1. Start by taking the measurements you will need in order to determine the initial angular momentum .
2. Use a ruler to measure about 10 cm up each inclined ramp.
3. Use a protractor to measure the angle of the incline. Assume it’s the same for both ramps.
4. Use the caliper to confirm that the distance between the grooves of the ramp are indeed 1⁄4”. The caliper are metal and can scratch the acetal, so be gentle.
5. Use these measurements to determine the velocity the magnets will reach at the bottom of the incline due to their initial potential energy as in Equations (5) in the Introduction section and Equation (1) in the Apparatus section. Do the two equations result in very different velocities?
6. We’ll assume that the magnets don’t lose much energy as they roll down the ramp and that the calculated velocity is the actual velocity.
7. When using two magnets from a set height, the distance between the rivets sets the initial value of angular momentum (L_i). Start out with rivets that are 1⁄2” apart and calculate L_i.

Determining

1. Plug the pickup coil into channel 1 of the oscilloscope.
2. On the oscilloscope, open the trigger menu. You want to be triggering from channel 1, and for the trigger level to be 50-100 mV. Set the time of the trigger to be at least a few hundred milliseconds from the left of the scope display.
3. Set the vertical and horizontal scales for a signal up to 1 V in amplitude and anywhere from 100 ms to 10 s long.
4. Hold the two 3⁄8” magnets at their height markers. Use tracks that are 1⁄2” apart. Let them go!
5. The oscilloscope should have triggered and you should see something that looks like the signal in Figure 3, but note that the length of the decay of the oscillations after impact varies greatly from run to run. Sometimes the magnets revolve for tens of seconds, and sometimes less than a few revolutions.
6. You will need to zoom in on the first few rotations after impact and determine the rotational frequency of the magnets. You may need to do another run with a shorter timescale on the oscilloscope in order to zoom in enough.
7. Use the cursors to determine the wavelength of your signal, NOT the wavelength from the measurement menu. You have your first data point!
8. You can control the value b and v to vary the initial value of angular momentum L_i. Vary this value as much as you can while still generating a rotating dumbbell. Take as many data points as you need.
9. Collect another set of data with the 1⁄2” magnets. Does the strength of the magnetic field change your measured value of the rotational inertia of the system? How does the oscilloscope signal change compared to when you were using the smaller magnets.

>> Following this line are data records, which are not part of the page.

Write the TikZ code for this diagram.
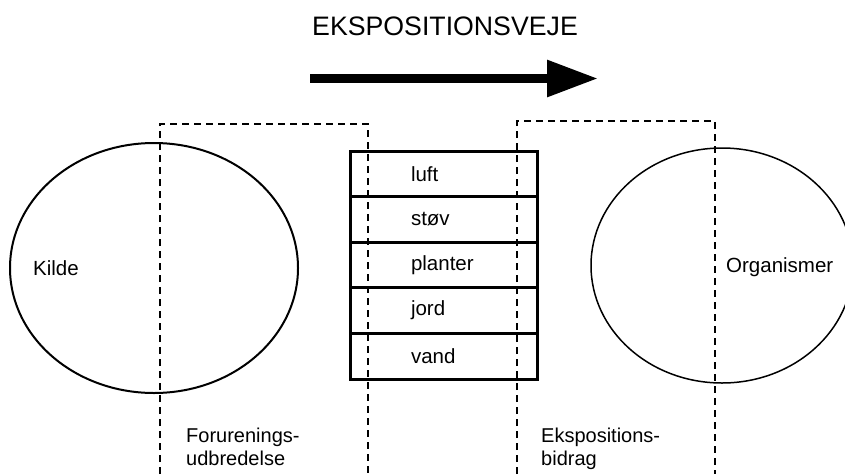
\documentclass[tikz,border=0pt]{standalone}
\usepackage{fontspec}
\setmainfont{Liberation Sans}
\usetikzlibrary{shapes.geometric,positioning,arrows.meta}

\begin{document}
\begin{tikzpicture}[x=1pt,y=-1pt,
  every node/.style={font=\fontsize{20.5}{23}\selectfont, inner sep=0pt},
  zone/.style={ellipse, draw},
  medium/.style={draw, line width=3pt, outer sep=0pt, minimum width=187pt,
    minimum height=45.6pt, text width=65pt, inner xsep=61pt, align=left},
  border/.style={dashed, line width=2pt, dash pattern=on 7pt off 5pt},
  fatarrow/.style={line width=9pt, -{Triangle[length=51pt,width=35pt]}}]
  \useasboundingbox (0,0) rectangle (845,474);
  \clip (0,0) rectangle (845,474);
  % kilde og organismer
  \node[zone, line width=2pt, minimum width=288pt, minimum height=250pt] (kilde) at (154,268) {};
  \node[zone, line width=1.5pt, minimum width=262pt, minimum height=235pt] (organismer) at (722,265.5) {};
  \node[anchor=west] (kildetxt) at ([xshift=24pt]kilde.west) {Kilde};
  \node[anchor=base west] (organismertxt) at (726,272) {Organismer};
  % medier
  \node[medium] (luft) at (443.5,173.8) {luft};
  \node[medium, below=0pt of luft] (stov) {støv};
  \node[medium, below=0pt of stov] (planter) {planter};
  \node[medium, below=0pt of planter] (jord) {jord};
  \node[medium, below=0pt of jord] (vand) {vand};
  % omraader
  \draw[border] (160,474) -- (160,124) -- (368,124) -- (368,474);
  \draw[border] (517,474) -- (517,121) -- (715,121) -- (715,474);
  \node[anchor=north west, align=left, font=\fontsize{20}{23}\selectfont] (udbredelse) at (186,427.5) {Forurenings-\\udbredelse};
  \node[anchor=north west, align=left, font=\fontsize{20}{23}\selectfont] (bidrag) at (541,427.5) {Ekspositions-\\bidrag};
  % eksponeringsvej
  \node[anchor=base, font=\fontsize{26.7}{30}\selectfont] (titel) at (445,35) {EKSPOSITIONSVEJE};
  \coordinate (pilstart) at (310,78.5);
  \coordinate (pilslut) at (598,78.5);
  \draw[fatarrow] (pilstart) -- (pilslut);
\end{tikzpicture}
\end{document}
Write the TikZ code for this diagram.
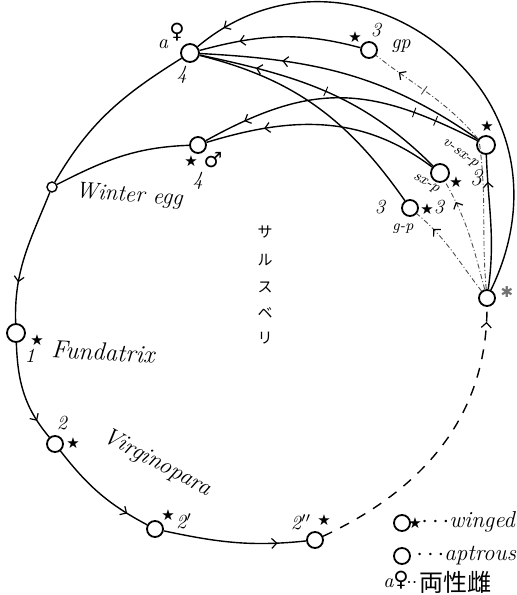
\documentclass[tikz,border=0pt]{standalone}
\usepackage{fontspec}
\newfontfamily\symf{DejaVu Sans}
\newfontfamily\jpf{Noto Sans CJK JP}
\usetikzlibrary{arrows.meta,decorations.markings}
\tikzset{
  ring/.style={circle,draw,line width=0.9pt,minimum size=8pt,inner sep=0pt},
  bigring/.style={ring,minimum size=9pt},
  lab/.style={inner sep=0pt,font=\fontsize{11.5}{11.5}\selectfont\itshape},
  num/.style={inner sep=0pt,font=\fontsize{10}{10}\selectfont\itshape},
  tiny/.style={inner sep=0pt,font=\fontsize{7.5}{7.5}\selectfont\itshape},
  st/.style={inner sep=0pt,font=\symf\fontsize{7.5}{7.5}\selectfont},
  sex/.style={inner sep=0pt,font=\symf\fontsize{10.5}{10.5}\selectfont},
  jp/.style={inner sep=0pt,font=\jpf\fontsize{7.5}{7.5}\selectfont},
  ln/.style={line width=0.7pt},
  dd/.style={line width=0.45pt,black!70,dash pattern=on 2.5pt off 1.2pt on 0.5pt off 1.2pt},
  arr/.style={postaction={decorate,decoration={markings,mark=at position #1 with {\arrow[solid,black,line width=0.6pt]{Straight Barb[length=2.5pt,width=5pt]}}}}},
  tk/.style={postaction={decorate,decoration={markings,mark=at position #1 with {\draw[solid,line width=0.45pt] (0,-2.5pt)--(0,2.5pt);}}}},
}
\begin{document}
\begin{tikzpicture}[x=0.5pt,y=0.5pt]
\useasboundingbox (0,0) rectangle (516,-595);
% nodes
\node[bigring] (A) at (190,-53) {};
\node[ring] (G) at (369,-50) {};
\node[bigring] (V) at (486,-145) {};
\node[bigring] (S) at (440,-173) {};
\node[ring] (P) at (410,-208) {};
\node[ring] (M) at (198,-145) {};
\node[ring,minimum size=5pt,line width=0.7pt] (W) at (52,-187) {};
\node[bigring] (F) at (16,-333) {};
\node[ring] (V2) at (55,-444) {};
\node[ring] (V2a) at (155,-529) {};
\node[ring] (V2b) at (315,-540) {};
\node[ring] (X) at (487,-298) {};
\coordinate (gv) at (479,-140);
\coordinate (om) at (442,-48);
% connectors
\draw[ln,arr=0.94] (X) to[out=64,in=-39] (om) to[out=141,in=40] (A);
\draw[ln,arr=0.75] (G) to[out=165,in=15] (A);
\draw[ln,arr=0.72] (V) to[out=145,in=-3] (A);
\draw[ln,arr=0.78,tk=0.5] (S) to[out=135,in=-12] (A);
\draw[ln] (P) to[out=125,in=-14] (A);
\draw[ln,arr=0.85,tk=0.16,tk=0.24] (V) to[out=153,in=29,looseness=1.15] (M);
\draw[ln,arr=0.75] (S) to[out=143,in=17] (M);
\draw[ln] (M) to[out=182,in=27] (W);
\draw[ln] (A) to[out=212,in=60] (W);
\draw[ln,arr=0.7] (W) to[out=248,in=92] (F);
\draw[ln,arr=0.8] (F) to[out=272,in=130] (V2);
\draw[ln,arr=0.8] (V2) to[out=308,in=152] (V2a);
\draw[ln,arr=0.8] (V2a) to[out=-12,in=186] (V2b);
\draw[ln,dash pattern=on 5pt off 4.5pt,arr=0.95] (V2b) to[out=25,in=-90] (X);
\draw[ln,arr=0.8] (X) to[out=82,in=-88] (V);
\draw[dd,arr=0.8] (X) to[out=105,in=-60] (S);
\draw[dd,arr=0.78] (X) to[out=128,in=-40] (P);
\draw[dd,arr=0.9,tk=0.79] (X) to[out=95,in=-82] (gv) to[out=130,in=-38] (G);
% labels
\node[num] (la) at (163,-44) {a};
\node[sex] (lfa) at (177,-32) {♀};
\node[num] (l4a) at (182,-75) {4};
\node[st] (sg) at (355,-37) {★};
\node[num] (l3g) at (376,-30) {3};
\node[num] (lgp) at (401,-46) {gp};
\node[st] (sv) at (487,-126) {★};
\node[tiny,rotate=-35] (lv) at (460,-154) {v-sx-p};
\node[tiny,rotate=-30] (ls) at (426,-184) {sx-p};
\node[st] (ss) at (456,-182) {★};
\node[num,font=\fontsize{12}{12}\selectfont\itshape] (l3s) at (476,-178) {3};
\node[num] (l3p) at (380,-207) {3};
\node[st] (sp) at (427,-209) {★};
\node[num] (l3pr) at (439,-207) {3};
\node[tiny] (lgp2) at (403,-229) {g-p};
\node[st] (sm) at (191,-161) {★};
\node[sex] (lma) at (213,-160) {♂};
\node[num] (l4m) at (198,-181) {4};
\node[lab,rotate=-4] (lw) at (129,-196) {Winter egg};
\node[st] (sf) at (37,-340) {★};
\node[num] (l1) at (30,-356) {1};
\node[lab,font=\fontsize{12.5}{12.5}\selectfont\itshape,rotate=-3] (lf) at (103,-352) {Fundatrix};
\node[num] (l2) at (62,-423) {2};
\node[st] (s2) at (73,-443) {★};
\node[lab,font=\fontsize{12}{12}\selectfont\itshape,rotate=-28] (lvp) at (157,-463) {Virginopara};
\node[st] (s2a) at (168,-515) {★};
\node[num] (l2a) at (184,-521) {2$'$};
\node[num] (l2b) at (301,-522) {2$''$};
\node[st] (s2b) at (324,-520) {★};
\node[inner sep=0pt,font=\symf\fontsize{7.5}{7.5}\selectfont,black!55] (sx) at (507,-292) {✱};
% japanese
\node[jp] (j1) at (265,-232) {サ};
\node[jp] (j2) at (265,-260) {ル};
\node[jp] (j3) at (265,-287) {ス};
\node[jp] (j4) at (265,-313) {ベ};
\node[jp] (j5) at (265,-338) {リ};
% legend
\node[ring] (L1) at (402,-523) {};
\node[st] (L1s) at (415,-523) {★};
\node[lab,anchor=west] (L1t) at (421,-522) {$\cdots$winged};
\node[ring] (L2) at (402,-556) {};
\node[lab,anchor=west] (L2t) at (416,-556) {$\cdots$aptrous};
\node[num,anchor=west] (L3a) at (383,-583) {a};
\node[sex] (L3f) at (401,-580) {♀};
\node[num] (L3d) at (412,-583) {$\cdot\cdot$};
\node[jp,anchor=west,font=\jpf\fontsize{12}{12}\selectfont] (L3j) at (419,-582) {両性雌};
\end{tikzpicture}
\end{document}
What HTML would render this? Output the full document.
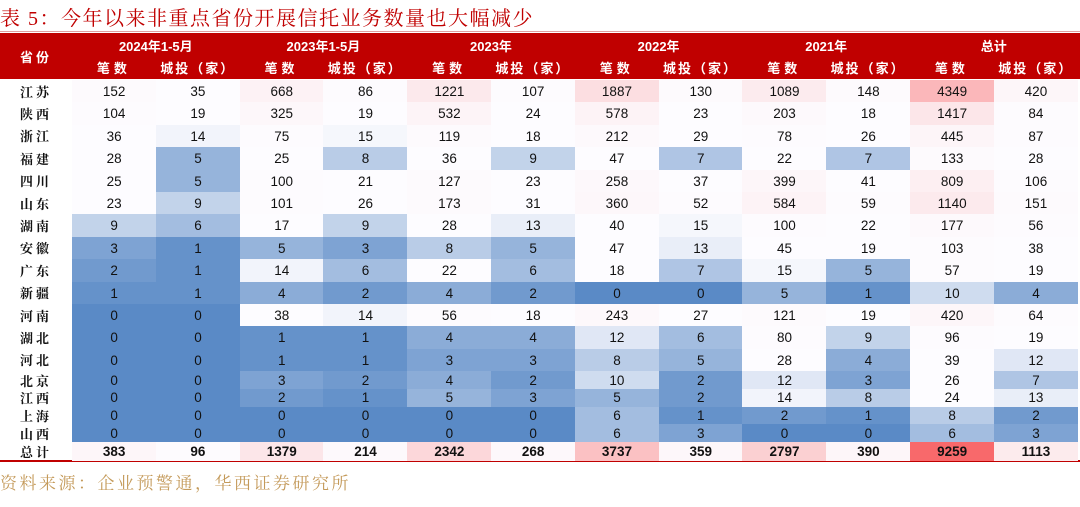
<!DOCTYPE html>
<html><head><meta charset="utf-8">
<style>
body{margin:0;width:1080px;height:507px;background:#fff;position:relative;overflow:hidden;font-family:"Liberation Sans","Noto Sans CJK SC",sans-serif}
.a{position:absolute;display:flex;align-items:center;justify-content:center;box-sizing:border-box}
.t{position:absolute;left:0;top:2px;font-family:"Liberation Serif","Noto Serif CJK SC",serif;font-size:20px;color:#c00000;letter-spacing:1.5px;white-space:nowrap}
.h{color:#fff;font-weight:bold;font-size:13px;font-family:"Liberation Sans","Noto Sans CJK SC",sans-serif}
.p{font-family:"Liberation Serif","Noto Serif CJK SC",serif;font-weight:bold;font-size:13px;color:#111;letter-spacing:3px}
.n{font-size:13.5px;color:#111}
.src{position:absolute;left:0;top:469px;font-family:"Liberation Serif","Noto Serif CJK SC",serif;font-size:17px;color:#c49a5a;letter-spacing:2.5px;white-space:nowrap}
</style></head><body>
<div class="t">表 5：今年以来非重点省份开展信托业务数量也大幅减少</div>
<div style="position:absolute;left:0;top:31px;width:1080px;height:1px;background:#e0a0a0"></div>
<div style="position:absolute;left:0;top:33px;width:1080px;height:46px;background:#c00000"></div>
<div style="position:absolute;left:0;top:460px;width:1080px;height:2px;background:#c00000"></div>
<div id="g"></div>
<div class="src">资料来源：企业预警通，华西证券研究所</div>
<script>
var rows=[
["江苏",152,35,668,86,1221,107,1887,130,1089,148,4349,420],
["陕西",104,19,325,19,532,24,578,23,203,18,1417,84],
["浙江",36,14,75,15,119,18,212,29,78,26,445,87],
["福建",28,5,25,8,36,9,47,7,22,7,133,28],
["四川",25,5,100,21,127,23,258,37,399,41,809,106],
["山东",23,9,101,26,173,31,360,52,584,59,1140,151],
["湖南",9,6,17,9,28,13,40,15,100,22,177,56],
["安徽",3,1,5,3,8,5,47,13,45,19,103,38],
["广东",2,1,14,6,22,6,18,7,15,5,57,19],
["新疆",1,1,4,2,4,2,0,0,5,1,10,4],
["河南",0,0,38,14,56,18,243,27,121,19,420,64],
["湖北",0,0,1,1,4,4,12,6,80,9,96,19],
["河北",0,0,1,1,3,3,8,5,28,4,39,12],
["北京",0,0,3,2,4,2,10,2,12,3,26,7],
["江西",0,0,2,1,5,3,5,2,14,8,24,13],
["上海",0,0,0,0,0,0,6,1,2,1,8,2],
["山西",0,0,0,0,0,0,6,3,0,0,6,3],
["总计",383,96,1379,214,2342,268,3737,359,2797,390,9259,1113]];
var bk=[[0,1],[1,.93],[2,.86],[3,.78],[4,.7],[5,.63],[6,.55],[7,.48],[8,.42],[9,.36],[10,.28],[12,.18],[13,.12],[14,.07],[17,0]];
function col(v){
 var B=[90,138,198],R=[248,105,107],W=[253,252,255],f,c;
 if(v<=17){for(var i=0;i<bk.length-1;i++){if(v>=bk[i][0]&&v<=bk[i+1][0]){var k=(v-bk[i][0])/(bk[i+1][0]-bk[i][0]);f=bk[i][1]+k*(bk[i+1][1]-bk[i][1]);break;}}
  c=B;}else{f=(v-17)/(9259-17);c=R;}
 return "rgb("+[0,1,2].map(function(j){return Math.round(W[j]+(c[j]-W[j])*f)}).join(",")+")";
}
var h="",x0=72,cw=83.8;
h+='<div class="a h" style="left:0;top:33px;width:72px;height:46px;letter-spacing:3px">省份</div>';
var yrs=["2024年1-5月","2023年1-5月","2023年","2022年","2021年","总计"];
for(var i=0;i<6;i++){h+='<div class="a h" style="left:'+(x0+i*2*cw)+'px;top:34px;width:'+(2*cw)+'px;height:22px">'+yrs[i]+'</div>';
 h+='<div class="a h" style="left:'+(x0+i*2*cw)+'px;top:56px;width:'+cw+'px;height:23px;letter-spacing:4px">笔数</div>';
 h+='<div class="a h" style="left:'+(x0+(i*2+1)*cw)+'px;top:56px;width:'+cw+'px;height:23px;letter-spacing:2px">城投（家）</div>';}
var ys=[];for(var r=0;r<13;r++)ys.push([80+r*22.4,22.4]);
for(var r=0;r<4;r++)ys.push([371.2+r*17.7,17.7]);ys.push([442,18]);
for(var r=0;r<rows.length;r++){var y=ys[r][0],hh=ys[r][1],tot=r==17;
 h+='<div class="a p" style="left:0;top:'+y+'px;width:72px;height:'+hh+'px">'+rows[r][0]+'</div>';
 for(var c=1;c<13;c++){h+='<div class="a n" style="left:'+(x0+(c-1)*cw)+'px;top:'+y+'px;width:'+(cw+0.5)+'px;height:'+(hh+0.5)+'px;background:'+col(rows[r][c])+(tot?';font-weight:bold':'')+'">'+rows[r][c]+'</div>';}}
document.getElementById("g").innerHTML=h;
</script>
</body></html>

Analogy to Gravitational Waves

1. Hold the two 3⁄8” magnets at their height markers. Use tracks that are 1⁄2” apart. Let them go!
2. Your magnets should rotate quite rapidly near the center of the baseplate for quite a while. On occasion, the rotation stops quite rapidly due to the magnets aligning their poles AFTER contact.  That’s the scenario you want to measure here.
3. In either case, collect an oscilloscope trace that shows the inward spiral, merger, and ringdown as if this were an experiment that observed the merger of two black holes. Save this scope trace on a USB stick in order to send yourself the data.